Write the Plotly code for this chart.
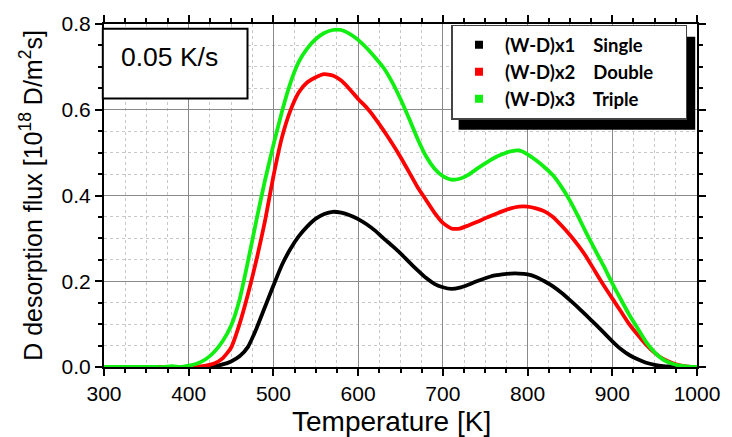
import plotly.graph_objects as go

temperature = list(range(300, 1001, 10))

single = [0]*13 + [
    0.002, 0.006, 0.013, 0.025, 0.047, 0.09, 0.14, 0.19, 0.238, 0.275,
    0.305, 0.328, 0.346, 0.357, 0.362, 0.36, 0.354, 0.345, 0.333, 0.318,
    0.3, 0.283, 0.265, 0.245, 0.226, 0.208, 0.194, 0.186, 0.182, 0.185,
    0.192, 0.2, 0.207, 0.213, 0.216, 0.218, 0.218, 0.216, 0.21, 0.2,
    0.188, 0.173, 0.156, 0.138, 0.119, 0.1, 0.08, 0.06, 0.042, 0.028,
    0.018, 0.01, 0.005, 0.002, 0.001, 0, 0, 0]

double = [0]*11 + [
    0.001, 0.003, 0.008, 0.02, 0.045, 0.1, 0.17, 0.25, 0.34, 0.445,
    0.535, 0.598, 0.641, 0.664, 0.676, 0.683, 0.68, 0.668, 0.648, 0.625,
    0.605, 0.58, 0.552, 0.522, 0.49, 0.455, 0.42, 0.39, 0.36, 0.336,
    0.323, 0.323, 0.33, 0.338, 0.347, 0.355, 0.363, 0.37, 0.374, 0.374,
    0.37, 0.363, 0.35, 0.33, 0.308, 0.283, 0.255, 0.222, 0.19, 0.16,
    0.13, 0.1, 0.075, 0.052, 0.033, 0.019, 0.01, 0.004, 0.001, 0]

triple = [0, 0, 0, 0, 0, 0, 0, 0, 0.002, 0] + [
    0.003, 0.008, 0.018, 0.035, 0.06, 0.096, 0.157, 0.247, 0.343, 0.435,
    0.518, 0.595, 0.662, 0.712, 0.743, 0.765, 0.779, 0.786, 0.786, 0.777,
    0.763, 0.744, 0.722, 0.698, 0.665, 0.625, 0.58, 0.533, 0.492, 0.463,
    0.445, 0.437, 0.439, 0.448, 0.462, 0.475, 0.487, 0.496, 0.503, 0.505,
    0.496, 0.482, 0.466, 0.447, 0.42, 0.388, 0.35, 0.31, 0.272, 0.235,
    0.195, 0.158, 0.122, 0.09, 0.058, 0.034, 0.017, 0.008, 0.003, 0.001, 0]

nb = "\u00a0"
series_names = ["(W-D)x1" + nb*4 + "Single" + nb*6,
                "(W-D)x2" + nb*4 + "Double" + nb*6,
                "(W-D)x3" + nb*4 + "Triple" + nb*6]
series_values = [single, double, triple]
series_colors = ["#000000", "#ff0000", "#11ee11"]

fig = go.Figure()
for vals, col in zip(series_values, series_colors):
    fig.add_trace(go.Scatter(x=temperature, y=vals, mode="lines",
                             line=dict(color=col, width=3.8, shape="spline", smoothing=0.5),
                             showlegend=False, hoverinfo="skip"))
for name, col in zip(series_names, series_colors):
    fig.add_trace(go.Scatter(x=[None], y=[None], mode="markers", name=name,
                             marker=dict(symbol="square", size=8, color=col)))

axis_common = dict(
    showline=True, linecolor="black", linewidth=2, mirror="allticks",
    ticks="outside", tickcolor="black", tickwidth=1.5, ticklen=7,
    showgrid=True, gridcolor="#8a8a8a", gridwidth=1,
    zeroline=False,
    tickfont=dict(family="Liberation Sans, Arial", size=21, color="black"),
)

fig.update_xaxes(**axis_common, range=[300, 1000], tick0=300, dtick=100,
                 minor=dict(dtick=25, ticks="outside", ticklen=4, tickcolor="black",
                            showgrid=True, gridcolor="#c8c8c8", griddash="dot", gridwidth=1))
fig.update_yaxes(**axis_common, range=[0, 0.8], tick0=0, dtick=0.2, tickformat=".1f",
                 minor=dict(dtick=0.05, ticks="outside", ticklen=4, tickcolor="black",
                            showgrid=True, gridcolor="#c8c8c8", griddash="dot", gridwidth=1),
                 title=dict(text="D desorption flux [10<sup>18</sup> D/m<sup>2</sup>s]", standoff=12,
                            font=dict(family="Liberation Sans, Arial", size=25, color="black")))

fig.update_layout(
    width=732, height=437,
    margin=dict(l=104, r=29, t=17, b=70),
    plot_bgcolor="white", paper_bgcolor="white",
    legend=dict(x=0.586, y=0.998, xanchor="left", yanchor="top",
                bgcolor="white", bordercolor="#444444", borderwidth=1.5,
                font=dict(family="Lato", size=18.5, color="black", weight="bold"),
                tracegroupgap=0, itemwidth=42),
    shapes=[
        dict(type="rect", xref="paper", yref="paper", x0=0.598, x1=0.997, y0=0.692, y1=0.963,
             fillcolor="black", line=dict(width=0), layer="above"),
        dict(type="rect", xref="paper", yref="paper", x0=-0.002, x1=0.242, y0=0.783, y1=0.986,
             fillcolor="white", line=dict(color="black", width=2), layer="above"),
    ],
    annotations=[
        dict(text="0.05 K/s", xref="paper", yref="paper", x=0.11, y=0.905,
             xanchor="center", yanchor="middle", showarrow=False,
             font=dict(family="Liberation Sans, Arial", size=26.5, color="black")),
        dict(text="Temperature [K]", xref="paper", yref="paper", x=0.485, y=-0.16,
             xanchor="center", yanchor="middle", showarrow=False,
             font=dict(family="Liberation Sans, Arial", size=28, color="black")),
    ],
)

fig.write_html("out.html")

==

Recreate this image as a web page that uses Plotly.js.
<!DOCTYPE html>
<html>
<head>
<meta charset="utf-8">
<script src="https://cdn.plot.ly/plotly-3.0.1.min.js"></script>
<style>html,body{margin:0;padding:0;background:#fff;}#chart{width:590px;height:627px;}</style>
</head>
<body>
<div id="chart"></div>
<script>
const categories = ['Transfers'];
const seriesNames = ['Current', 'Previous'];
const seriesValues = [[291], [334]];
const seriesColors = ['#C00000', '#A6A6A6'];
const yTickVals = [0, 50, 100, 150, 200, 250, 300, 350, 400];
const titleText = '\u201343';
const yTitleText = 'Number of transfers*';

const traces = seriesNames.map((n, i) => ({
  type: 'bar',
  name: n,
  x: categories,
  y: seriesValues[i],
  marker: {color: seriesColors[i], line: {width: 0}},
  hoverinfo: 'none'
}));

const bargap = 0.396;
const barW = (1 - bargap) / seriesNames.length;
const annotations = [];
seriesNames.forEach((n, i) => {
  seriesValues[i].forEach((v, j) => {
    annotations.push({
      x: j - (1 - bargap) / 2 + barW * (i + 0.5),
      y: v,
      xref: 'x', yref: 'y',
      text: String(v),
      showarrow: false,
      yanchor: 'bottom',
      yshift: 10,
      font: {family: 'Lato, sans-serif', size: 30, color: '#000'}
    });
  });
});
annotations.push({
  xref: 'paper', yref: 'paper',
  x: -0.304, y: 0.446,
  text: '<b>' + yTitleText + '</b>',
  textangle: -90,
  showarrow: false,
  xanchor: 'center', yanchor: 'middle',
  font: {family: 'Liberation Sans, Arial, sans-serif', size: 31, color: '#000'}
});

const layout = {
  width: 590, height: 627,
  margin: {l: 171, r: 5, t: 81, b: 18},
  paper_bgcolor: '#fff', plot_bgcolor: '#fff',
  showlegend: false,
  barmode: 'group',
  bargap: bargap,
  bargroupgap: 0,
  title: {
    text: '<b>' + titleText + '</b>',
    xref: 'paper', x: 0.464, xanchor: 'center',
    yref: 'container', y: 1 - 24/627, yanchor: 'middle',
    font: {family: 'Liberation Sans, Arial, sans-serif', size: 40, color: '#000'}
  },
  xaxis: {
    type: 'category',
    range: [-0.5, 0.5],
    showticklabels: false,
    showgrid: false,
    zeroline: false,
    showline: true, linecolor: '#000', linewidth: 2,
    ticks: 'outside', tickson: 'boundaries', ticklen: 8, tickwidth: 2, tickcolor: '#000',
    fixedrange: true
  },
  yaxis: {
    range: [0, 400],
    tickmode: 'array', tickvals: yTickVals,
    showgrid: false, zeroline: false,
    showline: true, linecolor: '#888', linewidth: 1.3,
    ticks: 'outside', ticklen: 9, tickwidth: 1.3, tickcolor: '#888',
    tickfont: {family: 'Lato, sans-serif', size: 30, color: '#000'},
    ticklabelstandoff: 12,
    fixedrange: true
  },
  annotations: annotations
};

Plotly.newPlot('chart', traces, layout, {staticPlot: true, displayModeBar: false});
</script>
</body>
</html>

STATED GOAL:
Without the pictures, give again exactly the lines above starting at the line containing "Write the Plotly code for this chart." and ending at the line containing "temperature = list(range(300, 1001, 10))".

SOLUTION FOR THIS PROBLEM:
Write the Plotly code for this chart.
import plotly.graph_objects as go

temperature = list(range(300, 1001, 10))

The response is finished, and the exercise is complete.